**WHAT YOU NEED TO DO:** Copy, exactly as written, the lines that begin at the one containing "Write the seaborn" and end at the one containing "import seaborn as sns". Skip any pictures in the data below.

[Code that draws figures]
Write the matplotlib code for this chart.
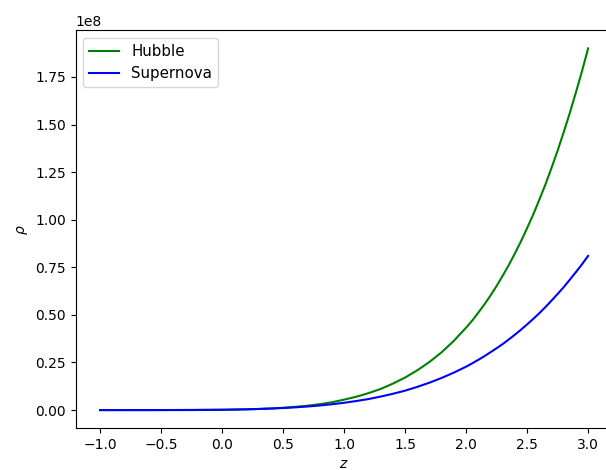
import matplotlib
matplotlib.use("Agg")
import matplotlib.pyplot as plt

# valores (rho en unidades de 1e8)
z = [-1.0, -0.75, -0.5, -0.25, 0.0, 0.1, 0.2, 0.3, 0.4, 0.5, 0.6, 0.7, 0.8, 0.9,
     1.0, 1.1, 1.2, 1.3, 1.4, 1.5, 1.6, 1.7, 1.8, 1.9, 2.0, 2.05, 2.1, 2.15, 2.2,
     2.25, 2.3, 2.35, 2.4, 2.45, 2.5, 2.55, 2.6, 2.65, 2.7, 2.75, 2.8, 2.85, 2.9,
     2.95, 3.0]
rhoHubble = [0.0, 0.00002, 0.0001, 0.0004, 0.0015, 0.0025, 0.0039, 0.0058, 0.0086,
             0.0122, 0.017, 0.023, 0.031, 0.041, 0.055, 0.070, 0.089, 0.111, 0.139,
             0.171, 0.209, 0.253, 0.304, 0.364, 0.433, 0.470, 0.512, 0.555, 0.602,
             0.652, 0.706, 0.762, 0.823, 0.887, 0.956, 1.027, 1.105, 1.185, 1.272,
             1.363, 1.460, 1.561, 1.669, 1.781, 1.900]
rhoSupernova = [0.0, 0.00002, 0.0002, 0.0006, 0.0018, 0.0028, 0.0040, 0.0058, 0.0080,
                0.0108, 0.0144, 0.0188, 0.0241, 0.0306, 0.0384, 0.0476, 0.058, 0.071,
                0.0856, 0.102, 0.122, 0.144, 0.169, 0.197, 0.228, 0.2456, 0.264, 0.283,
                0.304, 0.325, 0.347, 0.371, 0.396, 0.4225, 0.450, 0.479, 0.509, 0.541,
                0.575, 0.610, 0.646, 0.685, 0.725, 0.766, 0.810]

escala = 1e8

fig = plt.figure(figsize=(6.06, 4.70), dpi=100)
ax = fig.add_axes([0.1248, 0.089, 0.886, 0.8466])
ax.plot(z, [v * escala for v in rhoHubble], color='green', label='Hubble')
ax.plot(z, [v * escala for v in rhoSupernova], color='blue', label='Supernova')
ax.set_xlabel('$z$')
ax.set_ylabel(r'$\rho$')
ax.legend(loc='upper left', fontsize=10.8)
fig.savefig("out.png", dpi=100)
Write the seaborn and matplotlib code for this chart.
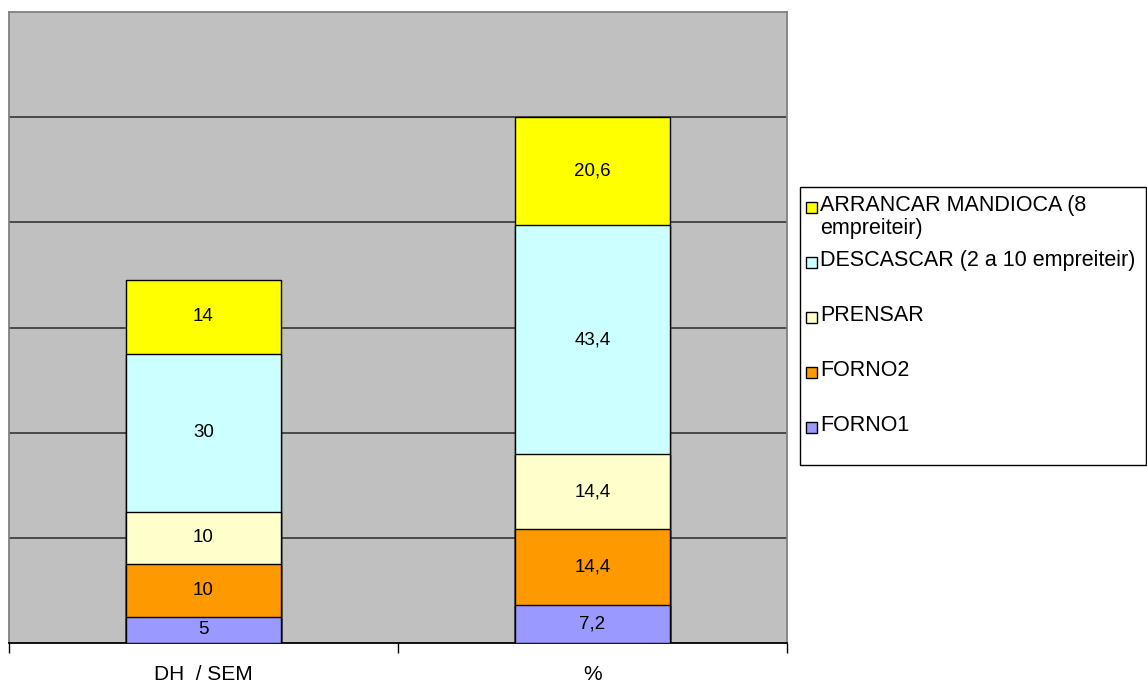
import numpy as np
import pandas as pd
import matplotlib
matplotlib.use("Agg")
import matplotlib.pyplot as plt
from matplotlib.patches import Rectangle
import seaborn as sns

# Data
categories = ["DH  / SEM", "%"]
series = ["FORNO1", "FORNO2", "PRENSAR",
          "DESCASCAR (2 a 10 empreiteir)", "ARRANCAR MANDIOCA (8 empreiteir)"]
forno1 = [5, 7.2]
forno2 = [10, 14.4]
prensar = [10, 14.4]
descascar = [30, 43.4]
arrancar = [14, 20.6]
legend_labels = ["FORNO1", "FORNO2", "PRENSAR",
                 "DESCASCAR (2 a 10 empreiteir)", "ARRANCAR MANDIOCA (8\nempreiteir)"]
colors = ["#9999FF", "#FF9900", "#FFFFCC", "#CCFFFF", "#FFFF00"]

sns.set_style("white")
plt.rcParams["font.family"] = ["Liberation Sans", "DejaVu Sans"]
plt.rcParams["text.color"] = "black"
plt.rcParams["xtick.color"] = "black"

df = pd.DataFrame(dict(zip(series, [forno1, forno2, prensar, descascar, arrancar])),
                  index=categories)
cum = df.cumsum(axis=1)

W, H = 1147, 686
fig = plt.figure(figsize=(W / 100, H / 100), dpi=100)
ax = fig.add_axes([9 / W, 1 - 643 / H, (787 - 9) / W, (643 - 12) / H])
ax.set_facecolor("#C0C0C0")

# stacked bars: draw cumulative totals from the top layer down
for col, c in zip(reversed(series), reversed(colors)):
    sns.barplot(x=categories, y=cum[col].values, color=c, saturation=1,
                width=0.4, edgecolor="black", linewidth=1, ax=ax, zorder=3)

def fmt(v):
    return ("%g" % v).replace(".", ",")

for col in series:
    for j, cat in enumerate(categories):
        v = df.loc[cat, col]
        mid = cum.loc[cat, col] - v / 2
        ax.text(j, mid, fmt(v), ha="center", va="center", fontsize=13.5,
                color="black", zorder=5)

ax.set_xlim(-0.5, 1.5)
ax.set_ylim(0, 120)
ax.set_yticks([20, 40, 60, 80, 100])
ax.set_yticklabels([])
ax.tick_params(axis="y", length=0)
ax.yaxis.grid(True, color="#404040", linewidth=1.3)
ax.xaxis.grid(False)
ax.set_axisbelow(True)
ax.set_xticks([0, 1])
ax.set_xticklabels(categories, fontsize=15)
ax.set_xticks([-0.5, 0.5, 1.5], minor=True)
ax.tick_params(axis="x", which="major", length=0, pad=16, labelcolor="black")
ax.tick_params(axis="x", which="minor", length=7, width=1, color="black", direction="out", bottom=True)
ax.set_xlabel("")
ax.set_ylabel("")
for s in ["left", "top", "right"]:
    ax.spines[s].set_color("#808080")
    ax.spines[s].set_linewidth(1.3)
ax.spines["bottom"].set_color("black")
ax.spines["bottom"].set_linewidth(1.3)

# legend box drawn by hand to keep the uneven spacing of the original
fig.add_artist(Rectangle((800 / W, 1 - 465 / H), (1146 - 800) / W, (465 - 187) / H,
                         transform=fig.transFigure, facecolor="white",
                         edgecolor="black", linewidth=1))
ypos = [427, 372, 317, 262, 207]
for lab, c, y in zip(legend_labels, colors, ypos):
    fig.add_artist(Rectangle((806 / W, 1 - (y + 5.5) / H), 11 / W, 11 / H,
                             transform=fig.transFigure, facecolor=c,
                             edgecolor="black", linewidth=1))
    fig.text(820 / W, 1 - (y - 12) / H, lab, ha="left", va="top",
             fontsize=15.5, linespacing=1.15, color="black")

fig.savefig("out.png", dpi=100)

**FULL SOLUTION:**
Write the seaborn and matplotlib code for this chart.
import numpy as np
import pandas as pd
import matplotlib
matplotlib.use("Agg")
import matplotlib.pyplot as plt
from matplotlib.patches import Rectangle
import seaborn as sns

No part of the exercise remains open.